On Wed, Dec 2, 2015 at 12:50 PM, Josh Boyer <jwboyer@fedoraproject.org> wrote:
On Wed, Dec 2, 2015 at 12:09 PM, Andrew Lutomirski <luto@mit.edu> wrote:
>
> On Dec 2, 2015 8:38 AM, "Reindl Harald" <h.reindl@thelounge.net> wrote:
>>
>>
>>
>> Am 02.12.2015 um 17:23 schrieb Andrew Lutomirski:
>>>
>>>
>>> On Dec 2, 2015 8:15 AM, "Josh Boyer" <jwboyer@fedoraproject.org
>>> <mailto:jwboyer@fedoraproject.org>> wrote:
>>>  >
>>>  > On Tue, Dec 1, 2015 at 10:30 PM, Andrew Lutomirski <luto@mit.edu
>>> <mailto:luto@mit.edu>> wrote:
>>>  > > Since the old proposal to have the bootloader automatically
>>> enumerate
>>>  > > boot options never went anywhere, can we do the next best thing?
>>>  > >
>>>  > > Specifically, these days grub2-mkconfig appears to produce output
>>>  > > that's functionally identical to what grubby generates.  Can we
>>> switch
>>>  > > new-kernel-pkg to just regenerate the grub2 config using
>>>  > > grub2-mkconfig instead of using grubby?
>>>  >
>>>  > I don't think so.  Despite the similarity in name, grubby does more
>>>  > than just deal with grub stuff.  Namely, it handles bootloaders that
>>>  > aren't grub.  We're close to having all arches on grub2, but I believe
>>>  > armv7hl won't ever get there and it's a primary arch.
>>>
>>> Could we switch for grub2 architectures and keep using grubby for other
>>> architectures?
>>
>>
>> no - there is a world without grub2
>> https://fedoraproject.org/wiki/Features/SyslinuxOption
>
> Then let's make the same change across all bootloaders.  For grub2, use
> grub2-mkconfig.  For syslinux, use whatever Anaconda uses to generate the
> config in the first place.

And you would do that via a single command how?  By wrapping it in an
architecture/bootloader agnostic wrapper.  Which is what grubby is.

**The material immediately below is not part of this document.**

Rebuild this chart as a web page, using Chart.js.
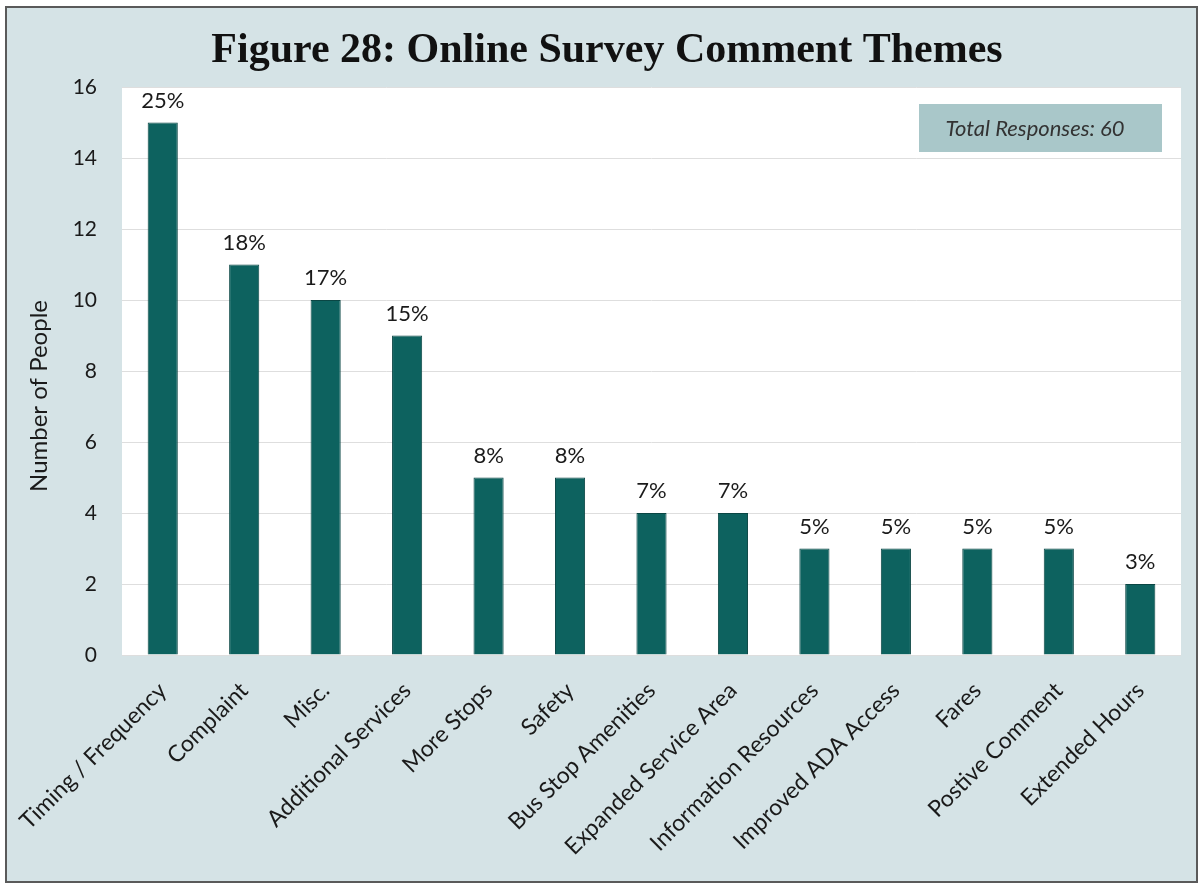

> Frankly, I'd like to see Fedora move away from grub2 even on x86.  But I'd
> also like to see grubby go away.

Maybe you could start by listing the problems you have with grubby
(and apparently grub2) instead of just saying get rid of it?

josh

​My big pain point right now is that we can't have /boot be a subvolume on btrfs and boot properly.

GRUB2 and ExtLinux both support booting from btrfs just fine, but we don't seem to support it for some reason?

I can't recall the issue off the top of my head, but I think the issue was related to grubby. Perhaps using grub2-mkconfig would fix this?​


--
真実はいつも一つ!/ Always, there's only one truth!